Greener blacktops

Parking lots in Sandusky and Vermillion set for flood-resistant resurfacing
Andy Ouriel
Jun 26, 2014

ouriel@sanduskyregister.com

Two outdated pieces of blacktop are set to get green — in theory, not actually in color.

The cities of Sandusky and Vermilion recently received state grants to re-engineer two popular parking lots, both near Lake Erie, installing more environmentally friendly surfaces.

Both the Jackson Street lot in Sandusky and the Showse lot in Vermilion will get porous pavements, allowing rainwater to seep through.

The current pavements — both in states of disrepair —  are impervious, meaning water can’t pass through into the ground. When heavy rains fall, the water runs off the pavement into ditches and waterways, possibly damaging or polluting them.

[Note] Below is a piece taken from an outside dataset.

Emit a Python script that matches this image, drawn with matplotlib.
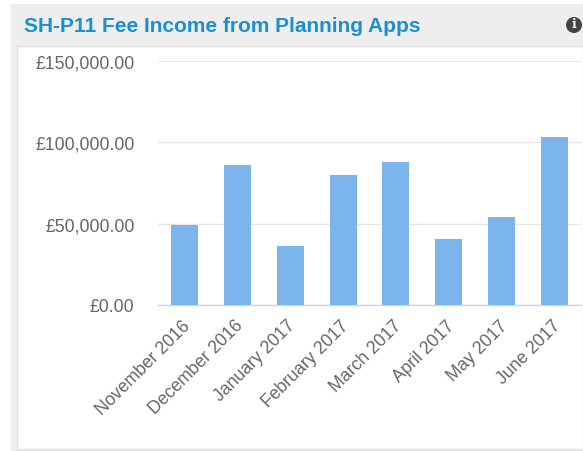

“The pervious pavement will help to reduce localized flooding and combined sewer overflows with the reduction in volume that enters the local waterways and infrastructure by simply allowing the water to infiltrate into the pavement before it overburdens the local water systems,” said Crystal Dymond, Erie Soil and Water Conservation District’s storm water program coordinator. 

This grant also helps satisfy many unfunded EPA regulations local communities must abide by to clean up the environment.

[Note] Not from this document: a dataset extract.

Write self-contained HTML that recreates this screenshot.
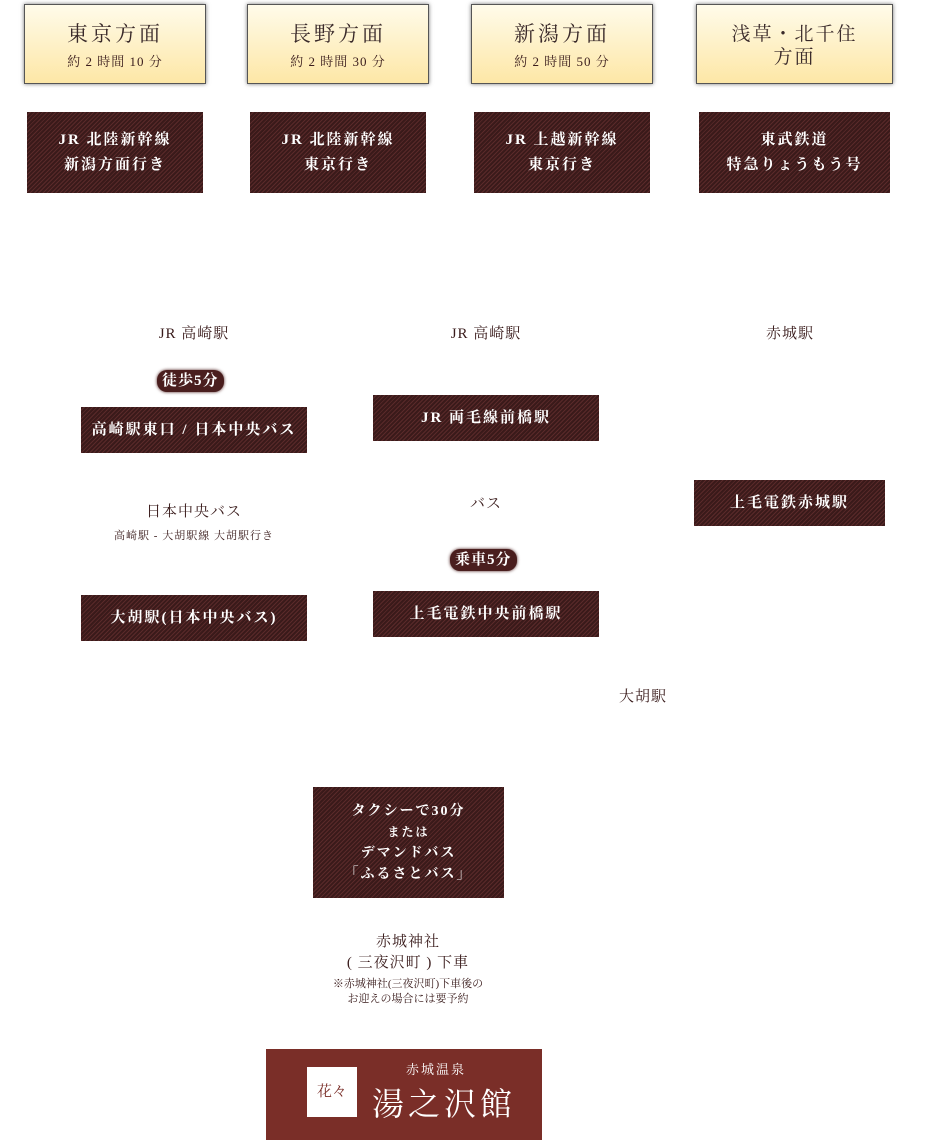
<!DOCTYPE html>
<html><head><meta charset="utf-8"><style>
body{margin:0;width:940px;height:1140px;background:#fff;position:relative;overflow:hidden;font-family:"Liberation Serif","Noto Serif CJK SC",serif;color:#3a1c1c}
.a{position:absolute}
.head{position:absolute;top:4px;height:80px;background:linear-gradient(#fffbea,#fde7a6);border:1px solid #555;box-shadow:0 0 4px #777;text-align:center;box-sizing:border-box}
.head b{display:block;font-weight:normal;font-size:21px;letter-spacing:3px;margin-top:13px;color:#3a2a2a}
.head i{display:block;font-style:normal;font-size:13px;letter-spacing:1px;margin-top:3px}
.box{position:absolute;background:repeating-linear-gradient(135deg,#3a1a1a 0 2px,#5a2a2a 2px 3px);color:#fff;text-align:center;display:flex;align-items:center;justify-content:center;font-size:15px;letter-spacing:2px;line-height:25px;font-weight:bold}
.t{position:absolute;text-align:center;font-size:15px;letter-spacing:1px}
.badge{position:absolute;background:#4a1e1e;color:#fff;border-radius:10px;font-size:15px;font-weight:bold;padding:0 5px;height:22px;line-height:22px;letter-spacing:1px;box-shadow:0 0 3px #4a1e1e}
</style></head><body>
<div class="head" style="left:24px;width:182px"><b>東京方面</b><i>約 2 時間 10 分</i></div>
<div class="head" style="left:247px;width:182px"><b>長野方面</b><i>約 2 時間 30 分</i></div>
<div class="head" style="left:471px;width:182px"><b>新潟方面</b><i>約 2 時間 50 分</i></div>
<div class="head" style="left:696px;width:197px"><b style="font-size:19px;line-height:23px;margin-top:18px;letter-spacing:2px">浅草・北千住<br>方面</b></div>

<div class="box" style="left:27px;top:112px;width:176px;height:81px">JR 北陸新幹線<br>新潟方面行き</div>
<div class="box" style="left:250px;top:112px;width:176px;height:81px">JR 北陸新幹線<br>東京行き</div>
<div class="box" style="left:474px;top:112px;width:176px;height:81px">JR 上越新幹線<br>東京行き</div>
<div class="box" style="left:699px;top:112px;width:191px;height:81px">東武鉄道<br>特急りょうもう号</div>

<div class="t" style="left:94px;top:322px;width:200px">JR 高崎駅</div>
<div class="t" style="left:386px;top:322px;width:200px">JR 高崎駅</div>
<div class="t" style="left:690px;top:322px;width:200px">赤城駅</div>

<div class="badge" style="left:157px;top:370px">徒歩5分</div>
<div class="box" style="left:81px;top:407px;width:226px;height:46px">高崎駅東口 / 日本中央バス</div>
<div class="box" style="left:373px;top:395px;width:226px;height:46px">JR 両毛線前橋駅</div>
<div class="box" style="left:694px;top:480px;width:191px;height:46px">上毛電鉄赤城駅</div>

<div class="t" style="left:94px;top:500px;width:200px">日本中央バス</div>
<div class="t" style="left:74px;top:527px;width:240px;font-size:11px">高崎駅 - 大胡駅線 大胡駅行き</div>
<div class="t" style="left:386px;top:492px;width:200px">バス</div>
<div class="badge" style="left:450px;top:549px">乗車5分</div>
<div class="box" style="left:81px;top:595px;width:226px;height:46px">大胡駅(日本中央バス)</div>
<div class="box" style="left:373px;top:591px;width:226px;height:46px">上毛電鉄中央前橋駅</div>
<div class="t" style="left:543px;top:685px;width:200px">大胡駅</div>

<div class="box" style="left:313px;top:787px;width:191px;height:111px;font-size:14px;line-height:21px;flex-direction:column"><span>タクシーで30分</span><span style="font-size:12px">または</span><span>デマンドバス</span><span>「ふるさとバス」</span></div>

<div class="t" style="left:308px;top:932px;width:200px;line-height:21px">赤城神社<br>( 三夜沢町 ) 下車</div>
<div class="t" style="left:288px;top:977px;width:240px;font-size:11px;line-height:15px;letter-spacing:0">※赤城神社(三夜沢町)下車後の<br>お迎えの場合には要予約</div>

<div class="a" style="left:266px;top:1049px;width:276px;height:91px;background:#7a2e28">
<div class="a" style="left:41px;top:18px;width:50px;height:50px;background:#fff;color:#7a2e28;font-size:15px;text-align:center;line-height:50px">花々</div>
<div class="a" style="left:140px;top:10px;color:#fff;font-size:13px;letter-spacing:2px">赤城温泉</div>
<div class="a" style="left:106px;top:30px;color:#fff;font-size:32px;letter-spacing:4px">湯之沢館</div>
</div>
</body></html>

“The reduction in runoff also assists in reducing harmful algal blooms and recharging ground water,” Dymond said. “Overall, pervious pavement is a best-management practice that any homeowner, business and industrial lot can do that would make a big impact in our water quality.”

Work is scheduled to start soon and be completed before September for the two properties:

Location No. 1: Jackson Street parking lot

• Main uses of area: People park for free in this 17,000-square-foot public space when they shop, eat and walk around the downtown area.

• Grant amount: $97,700 to repave the northern half of this parking lot. Sandusky officials will work toward finding funds to improve the southern half.

• Current condition: “The current deteriorating condition of the asphalt has caused multiple cracks and potholes to form, ultimately destroying the original grade and drainage path,” Dymond said.

Location No. 2: Showse Park parking lot

• Main uses of area: People park here for free when they go fishing, swimming or lounging at this park.

• Grant amount: $80,800 plus $41,600 in funds from Vermilion’s budget.

• Current condition: "The parking lot was deteriorated, cracked and falling part,” Dymond said. “It’s causing problems, and the city has wanted to redo it for a couple years.”